Former Pakistani President Pervez Musharraf says he regrets the U.S. decision to stop $800 million in military aid to Pakistan.
Musharraf called the move "disastrous" on Monday, telling an audience at Rice University in Houston, Texas that the aid cut-off is not in the best interest of the United States because it will weaken Pakistan's ability to fight terrorism.
Earlier Monday, Pakistani military spokesman Major General Athar Abbas told VOA that reduced U.S. aid will not hamper operations against al-Qaida and Taliban militants. General Abbas said that defeating terrorism is in the interest of both countries, but he also warned that aid with conditions is unacceptable.

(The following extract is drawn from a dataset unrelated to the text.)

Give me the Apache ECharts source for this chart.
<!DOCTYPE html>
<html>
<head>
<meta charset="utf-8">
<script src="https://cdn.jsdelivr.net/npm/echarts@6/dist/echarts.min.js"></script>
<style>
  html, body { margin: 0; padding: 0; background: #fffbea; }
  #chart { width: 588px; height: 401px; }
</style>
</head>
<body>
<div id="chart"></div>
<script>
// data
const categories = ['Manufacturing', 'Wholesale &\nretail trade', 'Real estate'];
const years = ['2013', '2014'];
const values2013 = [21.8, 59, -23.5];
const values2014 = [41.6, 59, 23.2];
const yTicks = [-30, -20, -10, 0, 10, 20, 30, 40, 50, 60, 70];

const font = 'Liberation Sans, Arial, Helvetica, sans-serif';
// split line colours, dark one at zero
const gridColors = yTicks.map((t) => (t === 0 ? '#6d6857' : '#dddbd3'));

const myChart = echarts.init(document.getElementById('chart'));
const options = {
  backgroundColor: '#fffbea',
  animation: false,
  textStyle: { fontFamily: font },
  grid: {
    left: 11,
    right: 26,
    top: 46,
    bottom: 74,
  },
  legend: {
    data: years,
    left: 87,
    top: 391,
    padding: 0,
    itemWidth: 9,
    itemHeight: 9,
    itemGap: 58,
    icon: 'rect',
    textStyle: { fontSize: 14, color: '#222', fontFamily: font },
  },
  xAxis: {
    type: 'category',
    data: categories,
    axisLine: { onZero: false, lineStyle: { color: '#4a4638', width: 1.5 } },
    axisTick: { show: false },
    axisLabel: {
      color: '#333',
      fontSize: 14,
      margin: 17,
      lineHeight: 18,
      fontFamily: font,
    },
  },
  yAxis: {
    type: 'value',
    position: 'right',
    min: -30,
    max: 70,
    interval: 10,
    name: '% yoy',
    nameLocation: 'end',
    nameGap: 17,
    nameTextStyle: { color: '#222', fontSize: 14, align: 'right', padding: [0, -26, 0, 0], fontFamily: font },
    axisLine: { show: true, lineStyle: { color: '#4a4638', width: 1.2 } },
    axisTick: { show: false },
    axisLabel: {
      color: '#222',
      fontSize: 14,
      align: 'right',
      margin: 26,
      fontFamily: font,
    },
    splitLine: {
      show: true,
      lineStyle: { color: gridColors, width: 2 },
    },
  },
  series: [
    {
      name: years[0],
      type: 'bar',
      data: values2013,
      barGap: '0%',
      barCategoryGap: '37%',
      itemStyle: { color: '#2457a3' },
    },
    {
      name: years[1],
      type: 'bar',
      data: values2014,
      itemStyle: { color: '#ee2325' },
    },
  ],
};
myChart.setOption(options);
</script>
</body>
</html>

In Washington Monday, Secretary of State Hillary Clinton told reporters "the suspension of some aid to Pakistan does not signal a shift in policy but underscores the fact that the partnership with Pakistan depends on cooperation."

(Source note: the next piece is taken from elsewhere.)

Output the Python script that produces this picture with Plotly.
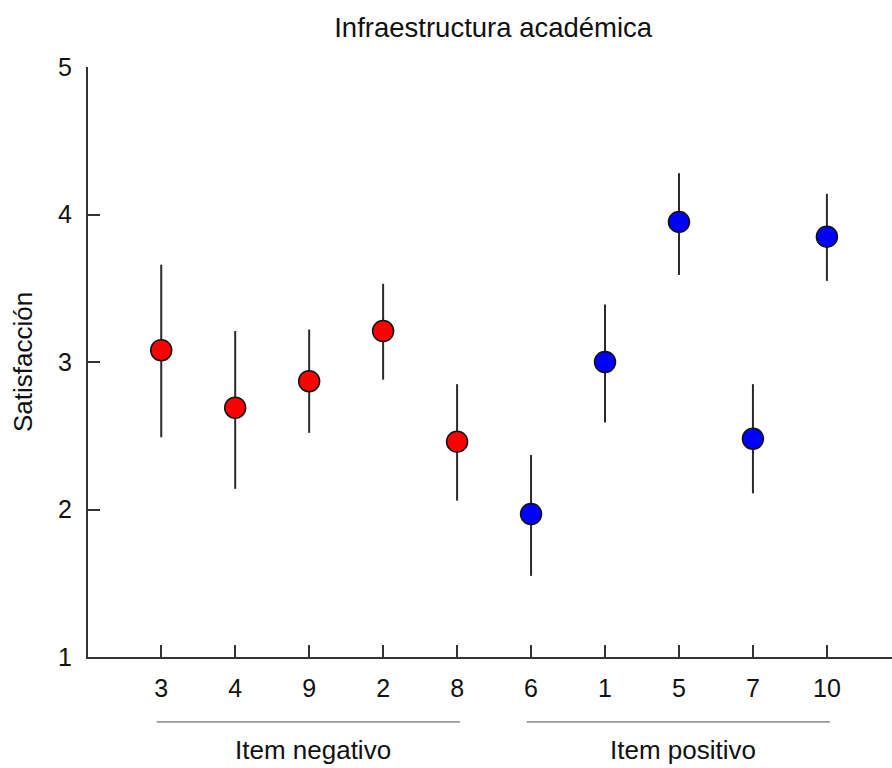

Pentagon spokesman Colonel David Lapan said the "hold" on funds was directly tied to those decisions by the Pakistani military to expel American military trainers and put limits on visas for U.S. personnel.
Musharraf said on Monday that he is saddened by what he sees as the recent "environment of confrontation between Pakistan and the United States." Musharraf says that relations can be improved if the U.S. further takes into concern Pakistani sensitivities and sovereignty.
Ties between the two countries have been deteriorating since the raid by U.S. special forces that killed al-Qaida leader Osama bin Laden in northern Pakistan May 2. Musharraf again denied that Pakistani intelligence had any knowledge of bin Laden's whereabouts during his presidency, which ended in 2008 after months of protests.
Musharraf, who took power in Pakistan in a 1999 coup, says he is considering a run for Pakistan's presidency in 2013.